In response to a fresh legal assault by the CPP, acting CNRP President Kem Sokha told supporters on Sunday that the party must avoid unnecessary conflict as June’s commune elections edge closer.
Speaking in Kratie province, Mr. Sokha—on a countrywide tour ahead of the upcoming elections—said that the party was close to finalizing its preparations for more than 20,000 party members to stand in 1,646 communes on June 4.
“[You] make me very proud that our party’s local leaders are devoted, understanding, strong, united…and coordinating well to solve internal issues by upholding national and citizens’ interests,” Mr. Sokha said.
A further 40,000 supporters will be recruited and trained as election observers, he said. Parties will have three days starting on March 3 to register candidates lists for the election, National Election Committee spokesman Hang Puthea said on Monday.
Mr. Sokha has been laying relatively low since early December, when he was pardoned at the request of Prime Minister Hun Sen of a conviction relating to a “prostitution” case, which was widely believed to be politically motivated.

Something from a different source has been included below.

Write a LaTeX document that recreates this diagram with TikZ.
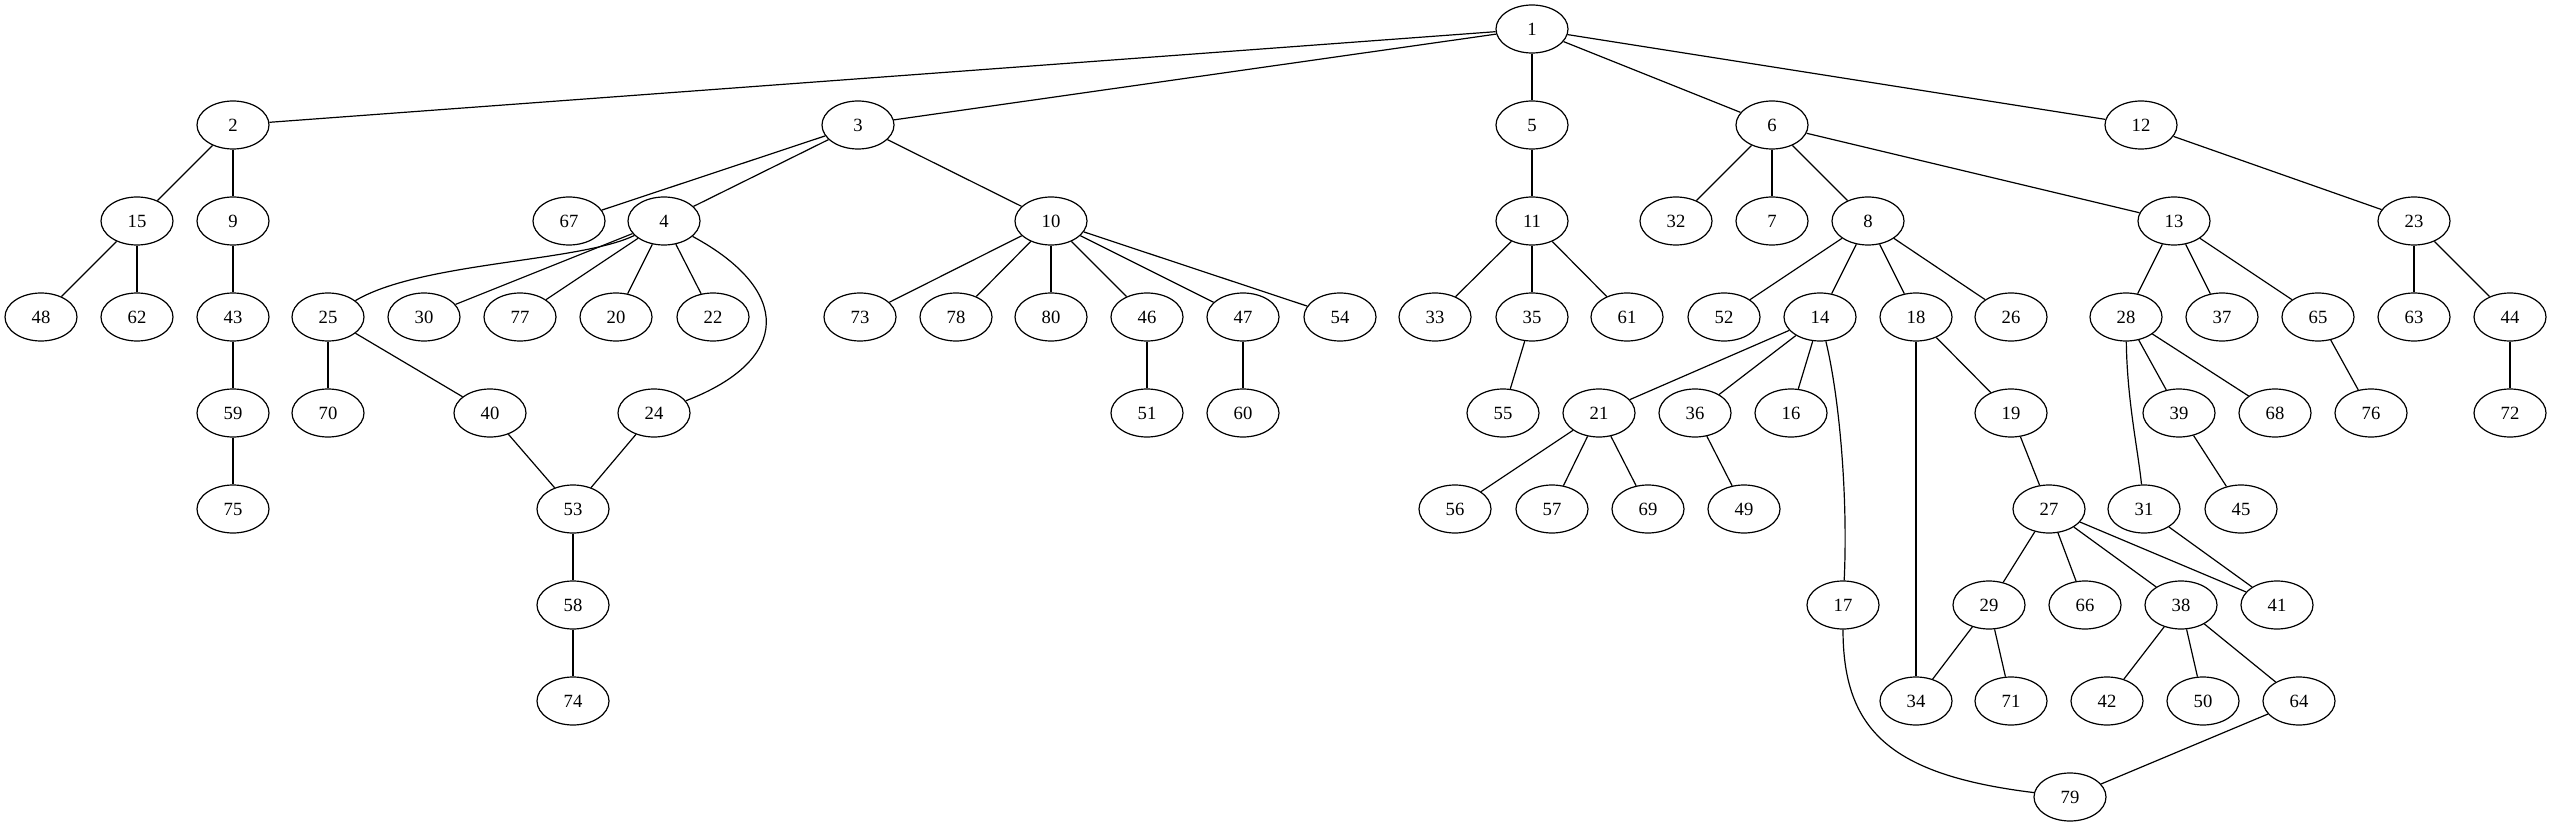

Since then, the ruling CPP has continued its assault on the opposition, stripping away its “minority” status and announcing plans for a legal amendment that could result in the elimination of the party before the commune elections in June. Opposition leader Sam Rainsy, who is living in Paris, has been banned from entering the country.
Despite the apparent targeting of his party, Mr. Sokha said that members should avoid conflict with the ruling party.
“I remind you that we have many things to do and we have no time to contend with anyone, so we move forward toward elections,” he said.
CPP spokesman Sok Eysan said Mr. Sokha’s comments illustrated that there was no bad blood between the two parties.
“Let me clarify the point here: The problem happening so far is just an issue of individual politicians who have committed criminal offenses, not an issue of tough disputes between political parties,” he said.